┌────────
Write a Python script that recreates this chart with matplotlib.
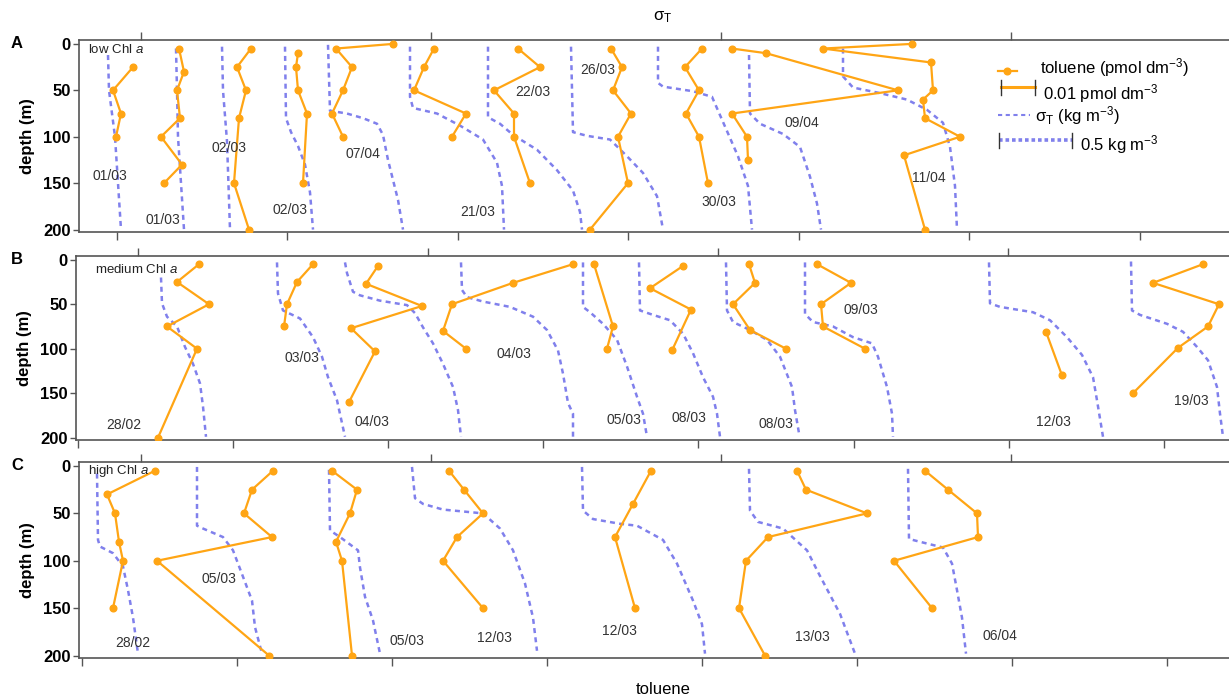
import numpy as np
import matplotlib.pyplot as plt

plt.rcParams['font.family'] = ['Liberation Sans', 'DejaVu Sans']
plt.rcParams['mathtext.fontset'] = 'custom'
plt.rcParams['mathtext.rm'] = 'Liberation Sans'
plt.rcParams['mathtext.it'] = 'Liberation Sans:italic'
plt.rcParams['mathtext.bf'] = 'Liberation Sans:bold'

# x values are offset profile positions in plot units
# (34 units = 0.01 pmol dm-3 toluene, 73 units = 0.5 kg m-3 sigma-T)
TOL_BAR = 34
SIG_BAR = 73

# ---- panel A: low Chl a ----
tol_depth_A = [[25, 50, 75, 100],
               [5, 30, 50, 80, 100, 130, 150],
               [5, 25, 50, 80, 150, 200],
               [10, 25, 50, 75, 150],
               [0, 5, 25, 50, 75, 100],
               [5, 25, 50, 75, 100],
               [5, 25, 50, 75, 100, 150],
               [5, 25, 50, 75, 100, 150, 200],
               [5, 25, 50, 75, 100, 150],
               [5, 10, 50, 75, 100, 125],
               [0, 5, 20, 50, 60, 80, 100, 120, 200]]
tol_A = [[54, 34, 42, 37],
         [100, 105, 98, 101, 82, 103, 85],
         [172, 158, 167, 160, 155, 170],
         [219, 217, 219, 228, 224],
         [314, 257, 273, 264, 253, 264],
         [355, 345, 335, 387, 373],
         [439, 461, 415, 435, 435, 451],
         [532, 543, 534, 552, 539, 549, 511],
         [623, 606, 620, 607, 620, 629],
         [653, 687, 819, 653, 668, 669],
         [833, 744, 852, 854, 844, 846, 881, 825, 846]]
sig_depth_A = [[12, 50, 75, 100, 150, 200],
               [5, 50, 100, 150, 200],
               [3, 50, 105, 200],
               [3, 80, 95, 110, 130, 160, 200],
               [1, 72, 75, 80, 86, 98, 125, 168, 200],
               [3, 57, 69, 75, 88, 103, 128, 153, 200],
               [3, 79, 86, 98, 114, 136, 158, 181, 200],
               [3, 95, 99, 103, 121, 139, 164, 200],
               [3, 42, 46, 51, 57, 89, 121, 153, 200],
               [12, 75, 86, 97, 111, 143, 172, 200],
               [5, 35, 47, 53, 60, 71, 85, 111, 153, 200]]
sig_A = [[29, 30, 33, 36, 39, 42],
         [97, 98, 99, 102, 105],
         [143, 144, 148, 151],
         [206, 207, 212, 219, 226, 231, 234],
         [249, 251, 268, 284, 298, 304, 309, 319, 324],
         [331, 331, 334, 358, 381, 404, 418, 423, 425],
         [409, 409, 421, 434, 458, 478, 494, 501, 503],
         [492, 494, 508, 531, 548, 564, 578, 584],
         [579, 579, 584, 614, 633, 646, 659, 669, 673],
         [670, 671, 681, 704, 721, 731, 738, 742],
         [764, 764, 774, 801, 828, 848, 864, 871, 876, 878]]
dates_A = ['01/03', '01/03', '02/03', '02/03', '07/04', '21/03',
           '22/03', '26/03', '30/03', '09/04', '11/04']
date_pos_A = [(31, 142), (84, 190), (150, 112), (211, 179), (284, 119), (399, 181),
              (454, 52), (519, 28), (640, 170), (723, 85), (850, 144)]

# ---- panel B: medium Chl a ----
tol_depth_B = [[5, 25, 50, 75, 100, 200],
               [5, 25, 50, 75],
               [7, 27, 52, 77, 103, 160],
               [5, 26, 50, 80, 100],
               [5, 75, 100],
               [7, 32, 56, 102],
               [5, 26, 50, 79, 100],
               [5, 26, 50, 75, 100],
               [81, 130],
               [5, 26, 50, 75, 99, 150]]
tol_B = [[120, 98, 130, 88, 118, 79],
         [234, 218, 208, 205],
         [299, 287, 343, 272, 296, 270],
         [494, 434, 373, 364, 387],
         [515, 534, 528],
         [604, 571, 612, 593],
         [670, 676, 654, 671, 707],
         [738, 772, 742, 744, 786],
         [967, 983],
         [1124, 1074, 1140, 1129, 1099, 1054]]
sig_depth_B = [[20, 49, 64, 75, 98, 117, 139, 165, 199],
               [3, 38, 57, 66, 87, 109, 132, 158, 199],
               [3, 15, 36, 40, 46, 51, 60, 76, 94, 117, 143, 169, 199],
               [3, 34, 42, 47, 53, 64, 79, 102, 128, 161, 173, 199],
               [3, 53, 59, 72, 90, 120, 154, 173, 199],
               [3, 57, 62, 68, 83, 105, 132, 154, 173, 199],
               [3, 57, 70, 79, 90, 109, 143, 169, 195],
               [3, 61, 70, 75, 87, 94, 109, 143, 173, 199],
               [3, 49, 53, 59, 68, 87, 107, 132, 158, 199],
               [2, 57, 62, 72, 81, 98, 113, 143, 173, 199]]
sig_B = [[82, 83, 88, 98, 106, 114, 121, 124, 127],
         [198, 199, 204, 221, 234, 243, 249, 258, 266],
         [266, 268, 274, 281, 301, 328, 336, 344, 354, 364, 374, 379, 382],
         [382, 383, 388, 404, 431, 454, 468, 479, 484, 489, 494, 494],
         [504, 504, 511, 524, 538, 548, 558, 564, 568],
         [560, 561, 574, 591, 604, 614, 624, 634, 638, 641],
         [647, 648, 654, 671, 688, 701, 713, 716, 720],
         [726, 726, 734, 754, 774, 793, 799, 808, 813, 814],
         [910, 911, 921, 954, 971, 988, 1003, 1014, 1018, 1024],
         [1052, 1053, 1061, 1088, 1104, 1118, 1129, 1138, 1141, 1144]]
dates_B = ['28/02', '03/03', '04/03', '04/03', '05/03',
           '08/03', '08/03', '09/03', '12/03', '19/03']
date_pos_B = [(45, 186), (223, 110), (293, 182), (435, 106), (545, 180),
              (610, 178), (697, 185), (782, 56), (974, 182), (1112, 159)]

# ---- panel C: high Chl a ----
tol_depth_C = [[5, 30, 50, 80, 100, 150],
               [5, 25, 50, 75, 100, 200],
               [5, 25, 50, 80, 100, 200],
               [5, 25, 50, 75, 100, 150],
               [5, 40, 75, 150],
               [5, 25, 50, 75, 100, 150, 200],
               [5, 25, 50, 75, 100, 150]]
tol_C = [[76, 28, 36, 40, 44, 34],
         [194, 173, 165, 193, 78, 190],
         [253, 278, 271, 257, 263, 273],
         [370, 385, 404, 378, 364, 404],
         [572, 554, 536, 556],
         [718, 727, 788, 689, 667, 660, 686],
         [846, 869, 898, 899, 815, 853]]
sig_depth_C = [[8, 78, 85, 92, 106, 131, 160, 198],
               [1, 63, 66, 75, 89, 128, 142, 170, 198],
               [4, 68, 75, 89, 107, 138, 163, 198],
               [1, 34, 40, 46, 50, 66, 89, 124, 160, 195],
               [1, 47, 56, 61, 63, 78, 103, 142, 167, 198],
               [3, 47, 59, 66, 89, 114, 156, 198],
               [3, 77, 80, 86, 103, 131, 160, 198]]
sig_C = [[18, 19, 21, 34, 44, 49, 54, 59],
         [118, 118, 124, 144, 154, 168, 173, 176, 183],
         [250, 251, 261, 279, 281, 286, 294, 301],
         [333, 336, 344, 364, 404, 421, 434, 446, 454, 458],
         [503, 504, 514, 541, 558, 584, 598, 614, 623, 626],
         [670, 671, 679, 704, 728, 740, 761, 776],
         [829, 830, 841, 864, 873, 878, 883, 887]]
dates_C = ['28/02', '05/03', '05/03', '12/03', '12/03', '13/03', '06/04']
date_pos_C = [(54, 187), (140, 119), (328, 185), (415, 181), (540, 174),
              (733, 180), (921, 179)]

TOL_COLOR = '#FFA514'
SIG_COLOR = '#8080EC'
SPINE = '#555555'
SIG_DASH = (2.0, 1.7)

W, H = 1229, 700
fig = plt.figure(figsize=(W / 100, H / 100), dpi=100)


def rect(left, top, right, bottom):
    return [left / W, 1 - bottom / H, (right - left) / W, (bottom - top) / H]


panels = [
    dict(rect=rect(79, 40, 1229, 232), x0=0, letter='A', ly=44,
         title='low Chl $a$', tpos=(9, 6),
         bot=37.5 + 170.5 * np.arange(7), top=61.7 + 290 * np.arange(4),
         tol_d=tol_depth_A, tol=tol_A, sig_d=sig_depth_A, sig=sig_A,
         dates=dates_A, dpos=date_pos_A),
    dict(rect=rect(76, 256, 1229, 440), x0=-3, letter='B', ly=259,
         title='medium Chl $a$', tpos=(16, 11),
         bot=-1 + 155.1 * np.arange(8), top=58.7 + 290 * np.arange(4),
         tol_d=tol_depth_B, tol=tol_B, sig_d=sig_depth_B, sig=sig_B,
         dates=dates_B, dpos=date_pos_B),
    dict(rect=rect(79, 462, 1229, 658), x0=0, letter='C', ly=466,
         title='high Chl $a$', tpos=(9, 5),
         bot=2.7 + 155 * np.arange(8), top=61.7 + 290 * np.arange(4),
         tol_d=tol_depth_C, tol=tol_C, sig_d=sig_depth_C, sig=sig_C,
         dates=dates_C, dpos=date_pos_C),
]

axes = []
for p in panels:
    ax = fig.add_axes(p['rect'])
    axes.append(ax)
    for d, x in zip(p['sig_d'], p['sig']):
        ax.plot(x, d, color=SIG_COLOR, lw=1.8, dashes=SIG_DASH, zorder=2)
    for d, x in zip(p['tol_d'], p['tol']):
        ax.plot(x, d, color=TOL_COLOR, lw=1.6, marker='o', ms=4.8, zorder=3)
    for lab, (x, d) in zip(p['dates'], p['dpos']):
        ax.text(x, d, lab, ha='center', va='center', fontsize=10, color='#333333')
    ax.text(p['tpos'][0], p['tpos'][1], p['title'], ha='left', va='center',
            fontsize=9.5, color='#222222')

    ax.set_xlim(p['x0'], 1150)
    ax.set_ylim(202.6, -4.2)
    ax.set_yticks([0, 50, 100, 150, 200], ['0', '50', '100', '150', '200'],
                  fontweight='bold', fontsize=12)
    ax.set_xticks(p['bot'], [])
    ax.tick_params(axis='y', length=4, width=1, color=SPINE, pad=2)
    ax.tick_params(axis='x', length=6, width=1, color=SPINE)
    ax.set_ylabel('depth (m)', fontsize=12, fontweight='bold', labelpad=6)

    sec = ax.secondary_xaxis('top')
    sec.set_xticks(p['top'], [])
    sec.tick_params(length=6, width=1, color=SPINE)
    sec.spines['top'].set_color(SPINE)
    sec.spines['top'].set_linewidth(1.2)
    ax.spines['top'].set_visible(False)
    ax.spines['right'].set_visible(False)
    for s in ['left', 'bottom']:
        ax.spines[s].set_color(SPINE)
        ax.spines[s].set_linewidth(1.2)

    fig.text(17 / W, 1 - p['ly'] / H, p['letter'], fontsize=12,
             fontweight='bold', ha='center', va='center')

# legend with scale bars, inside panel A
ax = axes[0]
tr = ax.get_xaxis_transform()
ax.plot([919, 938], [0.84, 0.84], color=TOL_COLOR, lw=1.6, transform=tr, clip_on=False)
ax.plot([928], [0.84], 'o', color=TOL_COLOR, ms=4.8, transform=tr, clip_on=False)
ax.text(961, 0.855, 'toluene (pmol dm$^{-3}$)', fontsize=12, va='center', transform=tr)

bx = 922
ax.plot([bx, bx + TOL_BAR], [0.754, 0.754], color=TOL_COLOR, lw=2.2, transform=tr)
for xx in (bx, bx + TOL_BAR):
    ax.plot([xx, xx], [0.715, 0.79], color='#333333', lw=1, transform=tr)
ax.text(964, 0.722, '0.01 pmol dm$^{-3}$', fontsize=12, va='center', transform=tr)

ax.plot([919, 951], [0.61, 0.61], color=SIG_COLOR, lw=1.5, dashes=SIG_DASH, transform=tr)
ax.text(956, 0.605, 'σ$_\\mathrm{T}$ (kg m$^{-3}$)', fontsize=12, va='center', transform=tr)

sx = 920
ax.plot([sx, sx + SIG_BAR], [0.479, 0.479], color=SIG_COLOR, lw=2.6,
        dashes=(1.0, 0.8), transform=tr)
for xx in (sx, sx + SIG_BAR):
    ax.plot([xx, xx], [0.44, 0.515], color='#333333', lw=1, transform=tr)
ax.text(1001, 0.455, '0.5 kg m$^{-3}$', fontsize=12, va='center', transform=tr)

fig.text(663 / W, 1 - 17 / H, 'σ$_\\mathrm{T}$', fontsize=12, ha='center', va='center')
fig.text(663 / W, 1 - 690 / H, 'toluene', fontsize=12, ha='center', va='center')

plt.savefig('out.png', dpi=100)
└────────
TASK DIRECTIONS >>
Copy nothing but the lines from the first one in the listing through the line with "SIG_BAR = 73", and omit the pictures.

COMPLETED EXERCISE >>
Write a Python script that recreates this chart with matplotlib.
import numpy as np
import matplotlib.pyplot as plt

plt.rcParams['font.family'] = ['Liberation Sans', 'DejaVu Sans']
plt.rcParams['mathtext.fontset'] = 'custom'
plt.rcParams['mathtext.rm'] = 'Liberation Sans'
plt.rcParams['mathtext.it'] = 'Liberation Sans:italic'
plt.rcParams['mathtext.bf'] = 'Liberation Sans:bold'

# x values are offset profile positions in plot units
# (34 units = 0.01 pmol dm-3 toluene, 73 units = 0.5 kg m-3 sigma-T)
TOL_BAR = 34
SIG_BAR = 73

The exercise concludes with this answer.